There is no evidence to suggest that the Sufis advised Hindus to be better
Hindus as the authoress alleges. Indeed, in the popular Indian folklore, Sufis
are viewed as pioneer Muslims who ventured out to claim fresh territory for
their faith. “Warrior Sufis” were active participants in frontier warfare.
Moreover, Sufis did not challenge any of the precepts of Islam and always
remained within the Islamic tradition.
Contrary to the impression given, Muslims had no role in the
development of the regional languages discussed here. Also, the architectural
style remained distinctly Islamic and did not deviate from Islamic forms in the
slightest, despite the addition of a few Hindu frills.
Chapter 6
Babur’s well-known dislike for Hindustan is not mentioned, nor
his association with the Ayodhya temple. The Renaissance and the Reformation in
Europe are not relevant here.
Chapter 7
There is no hint at the complex processes that went into the
shaping of Akbar’s policies, nor the fact that he started his reign as a
conservative Sunni Muslim monarch. He, after all, re-christened Hindu holy
cities (Prayag being the most notable), imposed the jaziya and pilgrimage tax,
and even indulged in forcible conversions in the early part of his reign. Though
he ultimately did seek a more neutral legitimation, at least by way of
supplement, the state under him remained unmistakably Muslim. 70% of his
nobility consisted of foreigner-Muslims. The Hindu representation was confined
to the Rajputs, there being just four other Hindus in the upper echelons of the
nobility. These were Birbal, Todar Mal, his son, and another Khatri.
An alien tongue remained the court language and the language of
administration. The translation of Hindu epics into Persian was intended to wean
away the Hindu administrative elite from their own languages, and thrust Persian
on them. Akbar’s so called patronage of Hindu writers also needs to be
examined afresh, in view of the fact that the greatest Hindu writer of the age,
Tulsidas, certainly received no state funding.
The section on the Mansabadari system is poorly formulated and
incapable of being comprehended by the students.
The write-up on the Din-i-Ilahi smacks of total intellectual
dishonesty. In the western world, it is by now generally accepted that the Ilahi
was not influenced by, nor a concession, to Hinduism. In fact, nine of the ten
virtues it enjoined were derived directly from the Koran, while the tenth was a
commonplace basis of all Sufi thought. It should be noted that even his Hindu
wife Jodhabai, was converted to Islam and buried with him in the manner of a
Muslim at Sikandra.
The omission of Sheikh Ahmad Sirhindi, the leading revivalist
thinker of the time, is also indicative of the political agenda of the writers.

Chapter 8
There is almost total silence on the growing powers of orthodoxy
in the reigns of Jehangir and Shah Jehan. The intention is to present them in as
favourable a light as possible. Thus, Jehangir’s revolt against his father,
and his suspected involvement in the murder of Abul Fazl, who was a relatively
liberal Muslim, find no mention in the text.
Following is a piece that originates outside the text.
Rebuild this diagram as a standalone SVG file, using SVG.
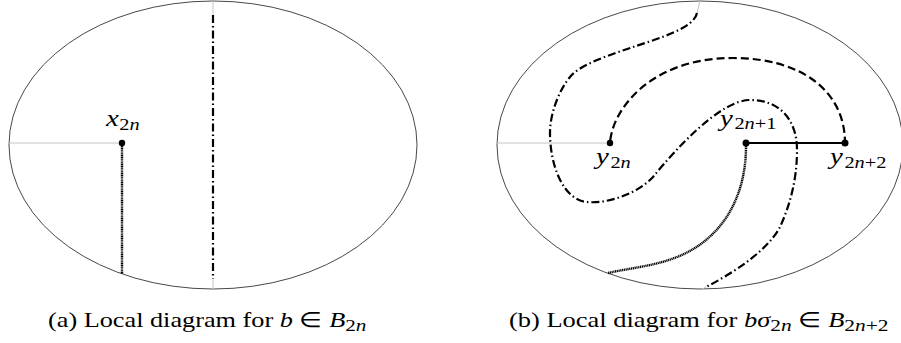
<svg xmlns="http://www.w3.org/2000/svg" width="901" height="343" viewBox="0 0 901 343">
<style>
.ell{fill:none;stroke:#333;stroke-width:0.9}
.guide{fill:none;stroke:#c4c4c4;stroke-width:1}
.dd{fill:none;stroke:#000;stroke-width:2.2;stroke-dasharray:8 3 1.5 3}
.dash{fill:none;stroke:#000;stroke-width:2.2;stroke-dasharray:8 4}
.dot{fill:none;stroke:#000;stroke-width:2.4;stroke-dasharray:1.2 0.6}
.sol{fill:none;stroke:#000;stroke-width:2}
.pt{fill:#000}
.mi{font-style:italic;font-size:24px}
.sub{font-size:17px}
.cap{font-size:21px}
.it{font-style:italic}
</style>
<g id="panel-a">
<ellipse class="ell" cx="213" cy="145" rx="204" ry="144"/>
<line class="guide" x1="9" y1="143" x2="122" y2="143"/>
<line class="guide" x1="213" y1="1" x2="213" y2="15"/>
<line class="guide" x1="213" y1="279" x2="213" y2="289"/>
</g>
<g id="connectors-a">
<line class="dot" x1="122" y1="146" x2="122" y2="274"/>
<line class="dd" x1="213" y1="15" x2="213" y2="279"/>
</g>
<g id="node-x2n">
<circle class="pt" cx="122" cy="143" r="3.2"/>
<g transform="translate(106,126) scale(1.2,1)">
<text class="mi" x="0" y="0" font-family="Liberation Serif, Times New Roman, serif">x</text>
<text class="sub" x="11" y="4" font-family="Liberation Serif, Times New Roman, serif">2<tspan class="it">n</tspan></text>
</g>
</g>
<g id="panel-b">
<ellipse class="ell" cx="700" cy="145" rx="203" ry="144"/>
<line class="guide" x1="497" y1="143" x2="610" y2="143"/>
<line class="guide" x1="700" y1="1" x2="697" y2="13"/>
<line class="guide" x1="706" y1="287" x2="702" y2="289"/>
</g>
<g id="connectors-b">
<path class="dd" d="M697,13 C694,28 660,38 633,47 C613,54 580,64 570,77 C560,89 550,112 550,133 C550,165 563,200 587,202 C609,204 638,193 653,177 C675,150 720,100 750,100 C780,100 797,120 797,150 C797,180 790,205 780,227 C768,250 735,272 706,287"/>
<path class="dash" d="M610,143 C612,110 650,58 733,58 C800,58 845,90 845,143" stroke-dashoffset="-3"/>
<path class="dot" d="M746,146 C746,200 720,240 677,257 C655,266 630,268 608,273"/>
<line class="sol" x1="746" y1="143" x2="845" y2="143"/>
</g>
<g id="node-y2n">
<circle class="pt" cx="610" cy="143" r="3.2"/>
<g transform="translate(596,164) scale(1.2,1)">
<text class="mi" x="0" y="0" font-family="Liberation Serif, Times New Roman, serif">y</text>
<text class="sub" x="12" y="4" font-family="Liberation Serif, Times New Roman, serif">2<tspan class="it">n</tspan></text>
</g>
</g>
<g id="node-y2n1">
<circle class="pt" cx="746" cy="143" r="3.5"/>
<g transform="translate(720,126) scale(1.2,1)">
<text class="mi" x="0" y="0" font-family="Liberation Serif, Times New Roman, serif">y</text>
<text class="sub" x="12" y="3" font-family="Liberation Serif, Times New Roman, serif">2<tspan class="it">n</tspan>+1</text>
</g>
</g>
<g id="node-y2n2">
<circle class="pt" cx="845" cy="143" r="3.5"/>
<g transform="translate(830,164) scale(1.2,1)">
<text class="mi" x="0" y="0" font-family="Liberation Serif, Times New Roman, serif">y</text>
<text class="sub" x="12" y="4" font-family="Liberation Serif, Times New Roman, serif">2<tspan class="it">n</tspan>+2</text>
</g>
</g>
<g id="captions">
<g transform="translate(48,327) scale(1.25,1)">
<text class="cap" x="0" y="0" font-family="Liberation Serif, Times New Roman, serif">(a) Local diagram for <tspan class="it">b</tspan> ∈ <tspan class="it">B</tspan><tspan class="sub" dy="4">2<tspan class="it">n</tspan></tspan></text>
</g>
<g transform="translate(509,327) scale(1.26,1)">
<text class="cap" x="0" y="0" font-family="Liberation Serif, Times New Roman, serif">(b) Local diagram for <tspan class="it">bσ</tspan><tspan class="sub" dy="4">2<tspan class="it">n</tspan></tspan><tspan dy="-4"> ∈ </tspan><tspan class="it">B</tspan><tspan class="sub" dy="4">2<tspan class="it">n</tspan>+2</tspan></text>
</g>
</g>
</svg>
The lengthy treatment given to the mythical chain of justice at
Jehangir’s palace further confirms the deliberately biased treatment of the
The cursory discussion on Aurangzeb, which is also appended to
this chapter, is not only a masterly exercise in evasion, but also
incomprehensible on its own terms. After reading the text, it still remains
unclear why according to the authoress herself, the Sikhs, Marathas and Jats
revolted against the Mughal domain. She further talks of Aurangzeb having
trouble with the Rajputs, rather than vice versa. Incidentally, the word jaziya
is used for the first and last time here (page 109 of the book), but the reader
is not even told what this tax was all about. To further confuse matters, Sheikh
Ahmad Sirhindi is discussed in the middle of Aurangzeb, while there is no
mention of Shah Waliullah.
Chapter 9

The most important characteristic of the post-Aurangzeb period
was that the successor states continued to uphold and propagate the Mughal
system and its Muslim values, and made no attempt to link with the indigenous
ethos. Needless to say, this finds no mention in this chapter.